Stargazers will get a rare triple planetary treat this weekend with Jupiter, Mercury and Mars appearing to nestle together in the predawn skies.
About 45 minutes before dawn on Sunday, those three planets can be obscured from view by the average person's thumb.
They will appear to be almost as close together on Saturday and Monday, but Sunday they will be within one degree of each other. Three planets haven't been that close since 1925, said Jack Horkheimer, executive director of the Miami Space Transit Planetarium.
And it won't happen again until 2053, he said.
"Jupiter will be very bright and it will look like it has two bright lights next to it, and they won't twinkle because they're planets," said Horkheimer, host of the television show "Star Gazer." "This is the kind of an event that turns young children into Carl Sagans."
The planets are actually hundreds of millions of miles apart, but the way the planets orbit the sun will make it appear that they are neighbors in the east-southeastern sky. They'll be visible in most parts of the world -- in the Western Hemisphere, as far south as Buenos Aires and as far north as Juneau, Alaska, Horkheimer said.
The experts differ on just how to look at the planets. Horkheimer said naked-eye viewing was fine, but binoculars or a telescope were better.
But if you are going to use a telescope, be careful: The planets are so close to where the sun will soon rise that if you linger, you might gaze at the sun through the telescope and damage your eyesight, said Michelle Nichols, master educator at Chicago's Adler Planetarium.
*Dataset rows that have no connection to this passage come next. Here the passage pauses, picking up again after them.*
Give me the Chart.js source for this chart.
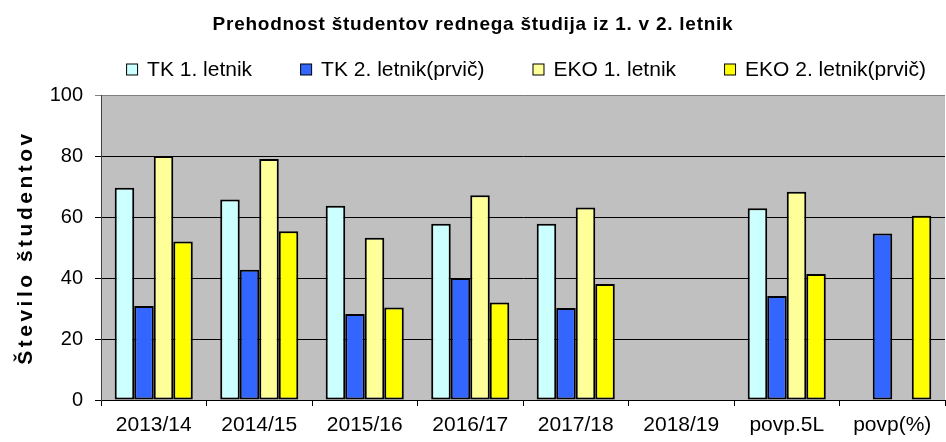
<!DOCTYPE html>
<html>
<head>
<meta charset="utf-8">
<script src="https://cdn.jsdelivr.net/npm/chart.js@4"></script>
<style>
  html, body { margin: 0; padding: 0; background: #fff; }
  #wrap { width: 946px; height: 442px; }
</style>
</head>
<body>
<div id="wrap"><canvas id="chart" width="946" height="442"></canvas></div>
<script>
// --- Data ---
const categories = ['2013/14', '2014/15', '2015/16', '2016/17', '2017/18', '2018/19', 'povp.5L', 'povp(%)'];
const tk1 = [69.6, 65.7, 63.7, 57.8, 57.8, null, 62.9, null];
const tk2 = [30.8, 42.7, 28.2, 40.0, 30.2, null, 34.1, 54.6];
const eko1 = [80.0, 79.0, 53.2, 67.1, 63.1, null, 68.3, null];
const eko2 = [52.0, 55.3, 30.3, 32.0, 38.0, null, 41.3, 60.4];
const yTicks = [0, 20, 40, 60, 80, 100];

const titleText = 'Prehodnost študentov rednega študija iz 1. v 2. letnik';
const yTitleText = 'Število študentov';

const FONT = "'Liberation Sans', Arial, sans-serif";

// grey plot background
const plotBg = {
    id: 'plotBg',
    beforeDraw(chart) {
        const { ctx, chartArea: a } = chart;
        ctx.save();
        ctx.fillStyle = '#C0C0C0';
        ctx.fillRect(a.left, a.top, a.right - a.left, a.bottom - a.top);
        ctx.restore();
    }
};

// title, legend and y title (drawn by hand for the letter spacing / wide legend gaps)
const texts = {
    id: 'texts',
    afterDraw(chart) {
        const { ctx, chartArea: a } = chart;
        ctx.save();
        ctx.fillStyle = '#000';

        // title
        ctx.font = 'bold 19px ' + FONT;
        ctx.letterSpacing = '0.75px';
        ctx.textAlign = 'center';
        ctx.textBaseline = 'middle';
        ctx.fillText(titleText, chart.width / 2, 25);

        // y axis title
        ctx.font = 'bold 21px ' + FONT;
        ctx.letterSpacing = '3.5px';
        ctx.translate(26, (a.top + a.bottom) / 2);
        ctx.rotate(-Math.PI / 2);
        ctx.fillText(yTitleText, 0, 0);
        ctx.setTransform(1, 0, 0, 1, 0, 0);

        // legend
        ctx.letterSpacing = '0px';
        ctx.font = '21px ' + FONT;
        ctx.textAlign = 'left';
        const box = 11, gapText = 10, gapItem = 48, y = 69;
        const items = chart.data.datasets.map(ds => ({
            label: ds.label, color: ds.backgroundColor, w: ctx.measureText(ds.label).width
        }));
        const total = items.reduce((s, it) => s + box + gapText + it.w, 0) + gapItem * (items.length - 1);
        let x = (a.left + a.right) / 2 + 3 - total / 2;
        items.forEach(it => {
            ctx.fillStyle = it.color;
            ctx.fillRect(x + 0.5, y - box / 2 + 0.5, box, box);
            ctx.strokeStyle = '#000';
            ctx.lineWidth = 1;
            ctx.strokeRect(x + 0.5, y - box / 2 + 0.5, box, box);
            ctx.fillStyle = '#000';
            ctx.fillText(it.label, x + box + gapText, y + 1);
            x += box + gapText + it.w + gapItem;
        });
        ctx.restore();
    }
};

function bar(label, data, color) {
    return {
        label: label,
        data: data,
        backgroundColor: color,
        borderColor: '#000',
        borderWidth: 2,
        borderSkipped: false,
        barPercentage: 1,
        categoryPercentage: 0.74
    };
}

new Chart(document.getElementById('chart'), {
    type: 'bar',
    data: {
        labels: categories,
        datasets: [
            bar('TK 1. letnik', tk1, '#CCFFFF'),
            bar('TK 2. letnik(prvič)', tk2, '#3366FF'),
            bar('EKO 1. letnik', eko1, '#FFFF99'),
            bar('EKO 2. letnik(prvič)', eko2, '#FFFF00')
        ]
    },
    options: {
        responsive: false,
        animation: false,
        layout: { padding: { left: 0, right: 1, top: 95, bottom: 0 } },
        plugins: {
            title: { display: false },
            legend: { display: false },
            tooltip: { enabled: false }
        },
        scales: {
            x: {
                afterFit(scale) { scale.height = 42; },
                grid: {
                    offset: true,
                    drawOnChartArea: false,
                    drawTicks: true,
                    tickLength: 6,
                    color: '#000'
                },
                border: { color: '#000', width: 1 },
                ticks: {
                    color: '#000',
                    font: { family: FONT, size: 21 },
                    padding: 7,
                    maxRotation: 0,
                    autoSkip: false
                }
            },
            y: {
                min: 0,
                max: 100,
                afterFit(scale) { scale.width = 101; },
                afterBuildTicks(scale) {
                    scale.ticks = yTicks.map(v => ({ value: v }));
                },
                grid: {
                    color: ctx => ctx.tick && ctx.tick.value === 100 ? '#808080' : '#000',
                    lineWidth: 1,
                    tickLength: 6
                },
                border: { color: '#404040', width: 1 },
                ticks: {
                    color: '#000',
                    font: { family: FONT, size: 20 },
                    padding: 12
                }
            }
        }
    },
    plugins: [plotBg, texts]
});
</script>
</body>
</html>
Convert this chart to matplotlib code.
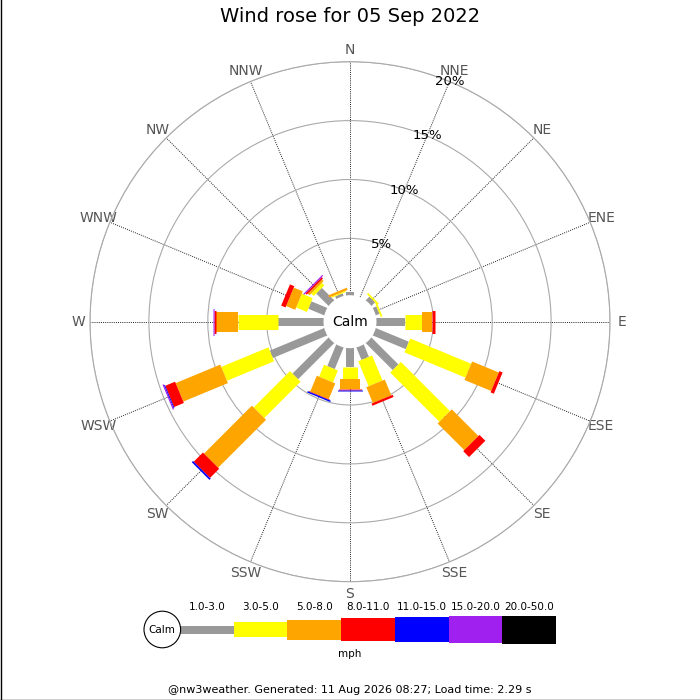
import numpy as np
import matplotlib
matplotlib.use("Agg")
import matplotlib.pyplot as plt
from matplotlib.patches import Circle, Rectangle

# === data: percent of time per direction and speed class ===
directions = ["N", "NNE", "NE", "ENE", "E", "ESE", "SE", "SSE",
              "S", "SSW", "SW", "WSW", "W", "WNW", "NW", "NNW"]
speed_bins = ["1.0-3.0", "3.0-5.0", "5.0-8.0", "8.0-11.0",
              "11.0-15.0", "15.0-20.0", "20.0-50.0"]

s1_3 = [0.45, 0, 0.60, 0.50, 2.60, 3.20, 3.40, 1.30, 1.75, 2.15, 4.50, 5.16, 4.08, 1.62, 1.65, 0.40]
s3_5 = [0, 0, 0.15, 0.15, 1.40, 5.60, 5.90, 2.30, 1.05, 1.10, 4.36, 4.34, 3.39, 1.00, 0.30, 0.10]
s5_8 = [0, 0, 0, 0, 0.92, 2.45, 3.20, 1.45, 0.85, 1.45, 5.75, 4.10, 1.83, 0.83, 0.20, 0.20]
s8_11 = [0, 0, 0, 0, 0.22, 0.30, 0.70, 0.20, 0.05, 0.05, 1.10, 0.90, 0.15, 0.40, 0.15, 0]
s11_15 = [0, 0, 0, 0, 0, 0, 0, 0, 0.12, 0.12, 0.15, 0.08, 0.03, 0, 0, 0]
s15_20 = [0, 0, 0, 0, 0, 0, 0, 0, 0, 0, 0, 0.10, 0.12, 0, 0.10, 0]
s20_50 = [0] * 16

ring_ticks = [5, 10, 15, 20]

# === styles ===
colors = ["#999999", "#ffff00", "#ffa500", "#ff0000", "#0000ff", "#a020f0", "#000000"]
widths_px = [8, 15, 20, 23, 25, 27, 28]

series = np.array([s1_3, s3_5, s5_8, s8_11, s11_15, s15_20, s20_50])
cum = np.vstack([np.zeros(16), np.cumsum(series, axis=0)])
theta = np.deg2rad(np.arange(16) * 22.5)

fig = plt.figure(figsize=(7, 7), dpi=100)
ax = fig.add_axes([90 / 700, 118.3 / 700, 520 / 700, 520 / 700], projection="polar")
ax.set_theta_zero_location("N")
ax.set_theta_direction(-1)
ax.set_ylim(0, 20)
ax.set_rorigin(-2.07)

ax.set_xticks(theta)
ax.set_xticklabels(directions, color="#555555", fontsize=10)
ax.tick_params(axis="x", pad=-2)
ax.set_yticks(ring_ticks)
ax.set_yticklabels([])
ax.xaxis.grid(True, color="#222222", linestyle=(0, (1, 1.2)), linewidth=0.7)
ax.yaxis.grid(True, color="#aaaaaa", linestyle="-", linewidth=0.8)
ax.spines["polar"].set_color("#aaaaaa")
ax.spines["polar"].set_linewidth(0.8)
ax.spines["inner"].set_visible(False)

for v in ring_ticks:
    ax.text(np.deg2rad(22.5), v, f"{v}%", ha="center", va="center",
            fontsize=9.5, color="black", zorder=6)

# bars as thick radial strokes
for i in range(16):
    for k in range(len(speed_bins)):
        r0, r1 = cum[k, i], cum[k + 1, i]
        if r1 - r0 <= 0:
            continue
        ax.plot([theta[i], theta[i]], [r0, r1], color=colors[k],
                lw=widths_px[k] * 0.72, solid_capstyle="butt", zorder=3)

ax.add_patch(Circle((0.5, 0.5), 26.5 / 520, transform=ax.transAxes,
                    facecolor="white", edgecolor="none", zorder=5, clip_on=False))
ax.text(0.5, 0.5, "Calm", transform=ax.transAxes, ha="center", va="center",
        fontsize=10, zorder=6)

# === overlay for title, legend and footer (pixel coords) ===
lax = fig.add_axes([0, 0, 1, 1], zorder=10)
lax.set_xlim(0, 700)
lax.set_ylim(700, 0)
lax.axis("off")

lax.text(350, 17, "Wind rose for 05 Sep 2022", ha="center", va="center", fontsize=14)

seg_w = 53.7
x0 = 180
for k, lab in enumerate(speed_bins):
    h = widths_px[k]
    lax.add_patch(Rectangle((x0 + k * seg_w, 629.5 - h / 2), seg_w, h,
                            facecolor=colors[k], edgecolor="none"))
    lax.text(x0 + (k + 0.5) * seg_w, 607, lab, ha="center", va="center", fontsize=7.5)
lax.add_patch(Circle((162.3, 629.5), 18.3, facecolor="white", edgecolor="black", lw=0.8))
lax.text(162.3, 630, "Calm", ha="center", va="center", fontsize=7.5)
lax.text(350, 654, "mph", ha="center", va="center", fontsize=7.5)

lax.text(350, 690, "@nw3weather. Generated: 11 Aug 2026 08:27; Load time: 2.29 s",
         ha="center", va="center", fontsize=8)
lax.plot([0.5, 0.5], [0, 699.5], color="black", lw=1)
lax.plot([0, 700], [699.5, 699.5], color="black", lw=1)

fig.savefig("out.png", dpi=100)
Ed Krupp, director of the Griffith Observatory, said that it would be hard to see the event "with an unaided eye, particularly in an area that is highly urbanized."
The way to find the planets, which will be low on the east-southeast horizon, is to hold your arm straight out, with your hand in a fist and the pinkie at the bottom. Halfway up your fist is how high the planets will appear above the horizon, Nichols said. Jupiter will be white, Mercury pinkish and Mars butterscotch-colored.
"It is a lovely demonstration of the celestial ballet that goes on around us, day after day, year after year, millennium after millennium," said Horkheimer. "When I look at something like this, I realize that all the powers on Earth, all the emperors, all the money, cannot change it one iota. We are observers, but the wonderful part of that is that we are the only species on this planet that can observe it and understand it."